Further, there are ways to disable each TTY altogether so we can have only one. It’s as easy as modifying a few files (/etc/init/tty*.conf) or even just a single one (/etc/securetty), depending on the Linux distribution.

7.3. Remapped or Disabled Hotkeys

When all we have is the current terminal and hotkeys within it, we’re dependent on the current stty settings:

$ stty -a
speed 38400 baud; rows 32; columns 131; line = 0;
intr = ^C; quit = ^\; erase = ^?; kill = ^U; eof = ^D; eol = ; eol2 = ; swtch = ; start = ^Q; stop = ^S;
susp = ^Z; rprnt = ^R; werase = ^W; lnext = ^V; discard = ^O; min = 1; time = 0;
-parenb -parodd -cmspar cs8 -hupcl -cstopb cread -clocal -crtscts
-ignbrk -brkint -ignpar -parmrk -inpck -istrip -inlcr -igncr icrnl ixon -ixoff -iuclc -ixany -imaxbel -iutf8
opost -olcuc -ocrnl onlcr -onocr -onlret -ofill -ofdel nl0 cr0 tab0 bs0 vt0 ff0
isig icanon iexten echo echoe echok -echonl -noflsh -xcase -tostop -echoprt echoctl echoke -flusho -extproc

In particular, those for the termination signal key combinations like intr and susp. In fact, all hotkeys can be changed manually via stty, hooked by the Linux distribution, or even by a specific application, i.e., terminal emulator.
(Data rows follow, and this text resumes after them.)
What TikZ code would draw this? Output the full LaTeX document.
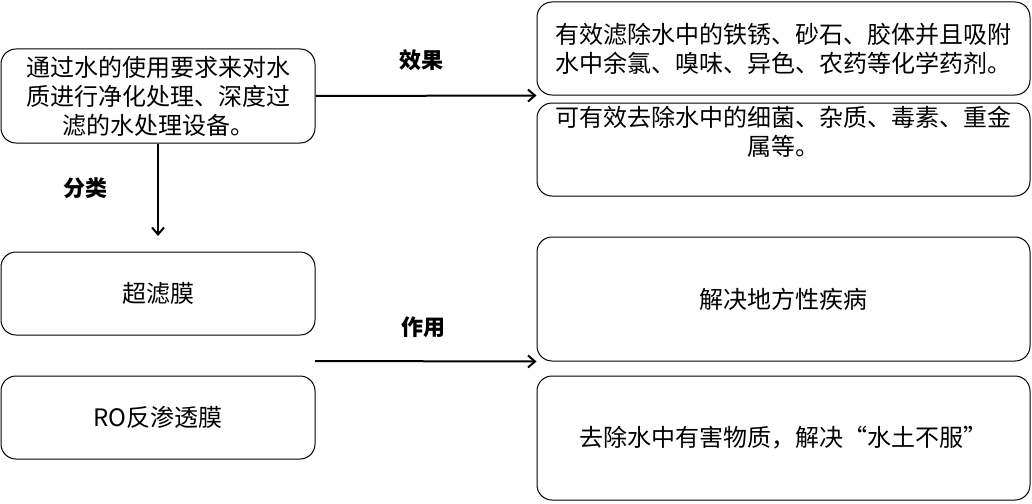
\documentclass[tikz,border=0pt]{standalone}
\usepackage{fontspec}
\newfontfamily\cjk{Noto Sans CJK SC}
\usetikzlibrary{arrows.meta,positioning}

\begin{document}
\begin{tikzpicture}[x=1pt,y=-1pt,
  every node/.style={font=\cjk\fontsize{24}{29}\selectfont},
  rbox/.style={draw,line width=1pt,rounded corners=15pt,align=center,inner sep=0pt},
  lbl/.style={font=\cjk\bfseries\fontsize{22}{26}\selectfont},
  arr/.style={-{Straight Barb[length=7pt,width=12pt]},line width=2pt}]
  \useasboundingbox (0,0) rectangle (1032,503);
  % left column
  \node[rbox,minimum width=314,minimum height=94] (m) at (158,96)
    {通过水的使用要求来对水\\质进行净化处理、深度过\\滤的水处理设备。};
  \node[rbox,minimum width=314,minimum height=83] (uf) at (158,293.5) {超滤膜};
  \node[rbox,minimum width=314,minimum height=83] (ro) at (158,417.5) {RO反渗透膜};
  % right column
  \node[rbox,minimum width=493,minimum height=93] (r1) at (783.5,48.5)
    {有效滤除水中的铁锈、砂石、胶体并且吸附\\水中余氯、嗅味、异色、农药等化学药剂。};
  \node[rbox,minimum width=493,minimum height=93] (r2) at (783.5,149.5)
    {可有效去除水中的细菌、杂质、毒素、重金\\属等。\\\strut};
  \node[rbox,minimum width=493,minimum height=124] (r3) at (783.5,299) {解决地方性疾病};
  \node[rbox,minimum width=493,minimum height=124] (r4) at (783.5,438)
    {去除水中有害物质，解决“水土不服”};
  % labels
  \node[lbl] (xg) at (421,60) {效果};
  \node[lbl] (fl) at (85,188) {分类};
  \node[lbl] (zy) at (423,327) {作用};
  % connectors
  \coordinate (cls) at (158,236);
  \coordinate (use) at (315,361);
  \draw[arr] (m.east) -- (r1.south west);
  \draw[arr] (m.south) -- (cls);
  \draw[arr] (use) -- (r3.south west);
\end{tikzpicture}
\end{document}
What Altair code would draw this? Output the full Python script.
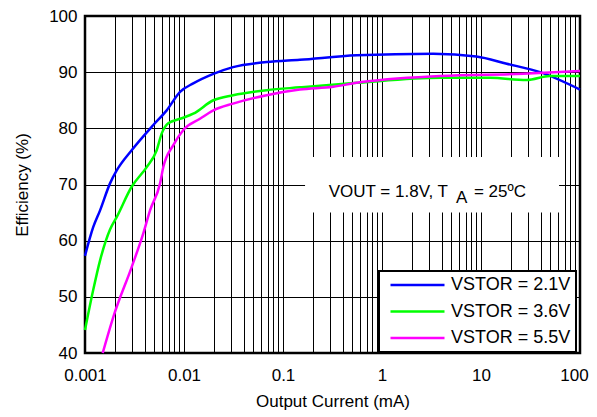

7.4. A cat Ruins the Terminal

Finally, there are cases when we do manage to apply one of the solutions to stop a runaway cat, but our terminal is severely affected.

This can easily happen along with a common mistake: using the cat command on a binary file. When we output a binary file in canonical mode, ANSI codes can appear in the output, affecting our shell.

For instance, color change, prompt modification, and input mode codes can make text invisible. To deal with such cases, we might be able to use the tput command to rescue our shell:

$ tput reset

This command-line attempts to reset most settings to their sane or configuration defaults.

8. Summary

In this article, we discussed how to handle overburdened terminals with the primary example of a runaway cat command.

In conclusion, there are multiple ways to overwhelm a terminal, but also many methods to either rescue it or kill the overwhelming process after.